Records provided:
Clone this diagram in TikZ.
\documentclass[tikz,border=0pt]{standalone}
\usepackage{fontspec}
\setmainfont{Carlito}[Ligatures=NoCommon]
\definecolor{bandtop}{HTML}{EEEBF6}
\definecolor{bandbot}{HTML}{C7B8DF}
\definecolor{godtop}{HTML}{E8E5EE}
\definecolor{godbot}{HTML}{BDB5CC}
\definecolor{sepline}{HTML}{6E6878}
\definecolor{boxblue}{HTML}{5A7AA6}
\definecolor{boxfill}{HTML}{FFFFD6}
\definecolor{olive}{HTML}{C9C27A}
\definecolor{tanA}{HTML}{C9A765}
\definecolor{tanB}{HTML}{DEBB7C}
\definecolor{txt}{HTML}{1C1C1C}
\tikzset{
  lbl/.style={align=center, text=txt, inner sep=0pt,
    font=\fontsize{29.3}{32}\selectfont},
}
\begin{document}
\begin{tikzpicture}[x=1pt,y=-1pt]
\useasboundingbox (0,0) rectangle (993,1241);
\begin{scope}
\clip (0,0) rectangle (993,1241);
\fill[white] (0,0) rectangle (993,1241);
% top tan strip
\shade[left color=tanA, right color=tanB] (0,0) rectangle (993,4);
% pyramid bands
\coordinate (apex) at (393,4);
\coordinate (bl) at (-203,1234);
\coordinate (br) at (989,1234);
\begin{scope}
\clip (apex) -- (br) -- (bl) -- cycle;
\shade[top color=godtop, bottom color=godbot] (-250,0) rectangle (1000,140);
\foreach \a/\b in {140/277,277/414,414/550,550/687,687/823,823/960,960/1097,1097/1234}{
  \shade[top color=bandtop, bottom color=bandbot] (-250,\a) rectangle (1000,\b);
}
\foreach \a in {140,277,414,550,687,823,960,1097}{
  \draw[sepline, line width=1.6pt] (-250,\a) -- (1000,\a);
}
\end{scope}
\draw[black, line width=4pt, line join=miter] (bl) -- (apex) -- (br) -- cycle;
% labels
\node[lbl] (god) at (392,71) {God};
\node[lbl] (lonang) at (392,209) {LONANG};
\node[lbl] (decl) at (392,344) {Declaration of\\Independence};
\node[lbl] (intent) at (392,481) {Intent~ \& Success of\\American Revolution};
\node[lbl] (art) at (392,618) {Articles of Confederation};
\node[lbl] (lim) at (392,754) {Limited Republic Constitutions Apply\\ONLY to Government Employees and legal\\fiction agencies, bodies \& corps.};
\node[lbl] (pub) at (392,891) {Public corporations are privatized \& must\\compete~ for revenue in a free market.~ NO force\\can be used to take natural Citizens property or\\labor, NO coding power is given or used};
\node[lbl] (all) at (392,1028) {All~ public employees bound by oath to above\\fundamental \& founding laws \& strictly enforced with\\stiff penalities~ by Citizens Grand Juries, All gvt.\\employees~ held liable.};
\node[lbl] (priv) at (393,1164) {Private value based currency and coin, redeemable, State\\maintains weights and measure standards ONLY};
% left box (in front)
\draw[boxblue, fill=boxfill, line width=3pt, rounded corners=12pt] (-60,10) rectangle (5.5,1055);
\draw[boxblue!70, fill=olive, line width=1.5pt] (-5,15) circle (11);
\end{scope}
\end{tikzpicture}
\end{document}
* * *
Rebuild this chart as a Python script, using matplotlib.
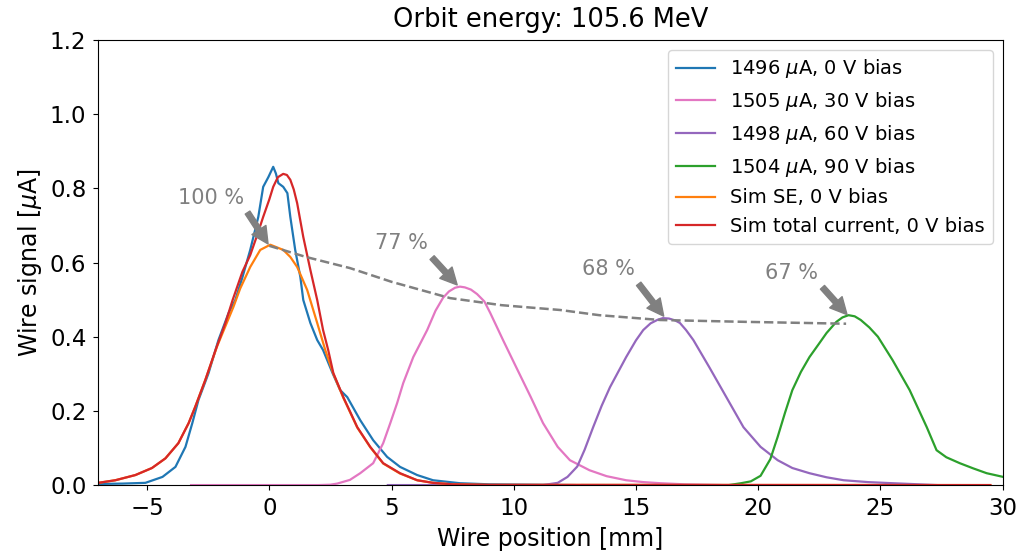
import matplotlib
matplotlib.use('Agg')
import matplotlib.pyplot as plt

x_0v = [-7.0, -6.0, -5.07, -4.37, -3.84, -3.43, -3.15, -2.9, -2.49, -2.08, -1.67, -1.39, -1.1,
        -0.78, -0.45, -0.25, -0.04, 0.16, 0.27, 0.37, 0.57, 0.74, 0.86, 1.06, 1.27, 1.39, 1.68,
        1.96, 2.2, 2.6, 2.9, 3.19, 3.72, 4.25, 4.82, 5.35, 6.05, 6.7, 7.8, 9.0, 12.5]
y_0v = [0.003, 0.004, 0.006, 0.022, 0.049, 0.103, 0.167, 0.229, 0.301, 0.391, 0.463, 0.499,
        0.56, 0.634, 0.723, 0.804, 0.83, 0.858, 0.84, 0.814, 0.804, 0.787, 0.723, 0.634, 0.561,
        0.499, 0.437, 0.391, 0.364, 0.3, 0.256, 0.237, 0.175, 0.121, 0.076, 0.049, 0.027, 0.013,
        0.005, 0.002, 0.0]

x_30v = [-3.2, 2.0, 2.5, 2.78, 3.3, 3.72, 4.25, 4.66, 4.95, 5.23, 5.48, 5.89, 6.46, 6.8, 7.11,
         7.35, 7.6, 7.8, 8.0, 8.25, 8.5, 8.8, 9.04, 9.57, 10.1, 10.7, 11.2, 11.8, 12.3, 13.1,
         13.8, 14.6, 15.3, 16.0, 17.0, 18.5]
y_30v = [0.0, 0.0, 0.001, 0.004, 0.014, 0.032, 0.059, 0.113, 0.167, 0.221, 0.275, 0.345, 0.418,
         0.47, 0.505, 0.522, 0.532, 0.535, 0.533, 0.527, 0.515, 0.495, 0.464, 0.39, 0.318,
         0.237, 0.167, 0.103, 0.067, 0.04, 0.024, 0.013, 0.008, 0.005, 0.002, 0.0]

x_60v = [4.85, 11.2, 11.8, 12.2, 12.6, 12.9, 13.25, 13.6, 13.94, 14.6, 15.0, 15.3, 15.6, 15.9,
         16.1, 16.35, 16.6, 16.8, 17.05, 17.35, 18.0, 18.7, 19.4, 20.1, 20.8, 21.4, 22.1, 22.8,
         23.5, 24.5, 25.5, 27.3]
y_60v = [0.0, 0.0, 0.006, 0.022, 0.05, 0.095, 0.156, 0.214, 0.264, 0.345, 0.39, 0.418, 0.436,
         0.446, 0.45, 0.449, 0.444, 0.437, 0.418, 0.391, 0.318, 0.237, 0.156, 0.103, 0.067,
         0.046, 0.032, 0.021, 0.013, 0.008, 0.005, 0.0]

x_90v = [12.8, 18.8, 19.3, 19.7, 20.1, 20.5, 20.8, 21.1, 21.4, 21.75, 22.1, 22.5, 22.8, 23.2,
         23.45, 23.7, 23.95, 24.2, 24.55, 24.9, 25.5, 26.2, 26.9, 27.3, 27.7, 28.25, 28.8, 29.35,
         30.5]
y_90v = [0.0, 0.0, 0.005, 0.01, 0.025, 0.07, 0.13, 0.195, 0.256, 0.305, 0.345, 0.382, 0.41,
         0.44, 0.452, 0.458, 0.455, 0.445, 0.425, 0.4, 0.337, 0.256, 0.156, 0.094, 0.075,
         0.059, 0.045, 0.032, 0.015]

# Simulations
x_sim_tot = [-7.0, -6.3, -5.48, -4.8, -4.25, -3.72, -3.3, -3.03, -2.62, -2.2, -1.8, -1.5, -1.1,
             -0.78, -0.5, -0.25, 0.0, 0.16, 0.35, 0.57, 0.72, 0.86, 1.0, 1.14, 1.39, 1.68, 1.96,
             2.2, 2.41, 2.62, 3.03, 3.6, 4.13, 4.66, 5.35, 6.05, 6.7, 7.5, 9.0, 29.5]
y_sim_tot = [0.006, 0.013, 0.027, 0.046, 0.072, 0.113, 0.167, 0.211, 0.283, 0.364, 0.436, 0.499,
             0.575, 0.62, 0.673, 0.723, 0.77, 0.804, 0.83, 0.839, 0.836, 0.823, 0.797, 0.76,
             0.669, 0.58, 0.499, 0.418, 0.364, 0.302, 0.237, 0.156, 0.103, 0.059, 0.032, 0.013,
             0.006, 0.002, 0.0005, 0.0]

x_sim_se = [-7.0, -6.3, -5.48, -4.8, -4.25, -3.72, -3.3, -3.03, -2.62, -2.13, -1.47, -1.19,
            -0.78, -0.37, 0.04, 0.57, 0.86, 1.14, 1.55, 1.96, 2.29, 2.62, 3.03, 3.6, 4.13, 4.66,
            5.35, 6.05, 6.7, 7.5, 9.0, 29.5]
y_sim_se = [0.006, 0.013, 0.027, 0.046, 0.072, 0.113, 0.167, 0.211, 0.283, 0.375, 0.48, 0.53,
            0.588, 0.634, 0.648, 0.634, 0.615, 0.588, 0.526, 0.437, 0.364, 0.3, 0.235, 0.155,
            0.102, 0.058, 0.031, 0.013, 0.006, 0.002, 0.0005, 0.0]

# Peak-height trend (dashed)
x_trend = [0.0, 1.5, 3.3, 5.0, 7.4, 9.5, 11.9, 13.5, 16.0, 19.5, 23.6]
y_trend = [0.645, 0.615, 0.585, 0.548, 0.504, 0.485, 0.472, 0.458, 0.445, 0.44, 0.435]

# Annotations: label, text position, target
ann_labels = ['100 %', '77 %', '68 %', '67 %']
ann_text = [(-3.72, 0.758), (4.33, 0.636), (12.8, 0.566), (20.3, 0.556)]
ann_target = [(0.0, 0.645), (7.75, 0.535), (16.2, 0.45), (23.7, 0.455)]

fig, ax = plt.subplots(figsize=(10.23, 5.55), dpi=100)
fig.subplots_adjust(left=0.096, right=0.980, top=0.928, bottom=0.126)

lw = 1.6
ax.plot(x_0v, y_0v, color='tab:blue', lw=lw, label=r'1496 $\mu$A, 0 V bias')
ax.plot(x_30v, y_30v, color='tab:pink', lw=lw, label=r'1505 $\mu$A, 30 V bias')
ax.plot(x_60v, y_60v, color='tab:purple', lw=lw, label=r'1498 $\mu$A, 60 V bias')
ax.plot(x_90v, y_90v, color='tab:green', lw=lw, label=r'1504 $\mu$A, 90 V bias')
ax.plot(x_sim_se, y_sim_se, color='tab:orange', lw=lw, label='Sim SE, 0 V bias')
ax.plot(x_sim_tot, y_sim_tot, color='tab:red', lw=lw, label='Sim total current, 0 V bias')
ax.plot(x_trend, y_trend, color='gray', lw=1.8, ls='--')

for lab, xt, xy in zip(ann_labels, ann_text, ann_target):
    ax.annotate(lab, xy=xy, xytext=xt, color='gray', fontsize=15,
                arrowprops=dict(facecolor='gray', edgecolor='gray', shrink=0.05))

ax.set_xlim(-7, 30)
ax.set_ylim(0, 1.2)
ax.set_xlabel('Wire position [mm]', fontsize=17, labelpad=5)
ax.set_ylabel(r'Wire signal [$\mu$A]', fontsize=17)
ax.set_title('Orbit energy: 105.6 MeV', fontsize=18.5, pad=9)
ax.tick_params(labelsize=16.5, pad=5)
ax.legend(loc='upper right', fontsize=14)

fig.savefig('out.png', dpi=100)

Task details: Search the data above for lines holding "matplotlib" and copy each of them.

Answer to this exercise:
Rebuild this chart as a Python script, using matplotlib.
import matplotlib
matplotlib.use('Agg')
import matplotlib.pyplot as plt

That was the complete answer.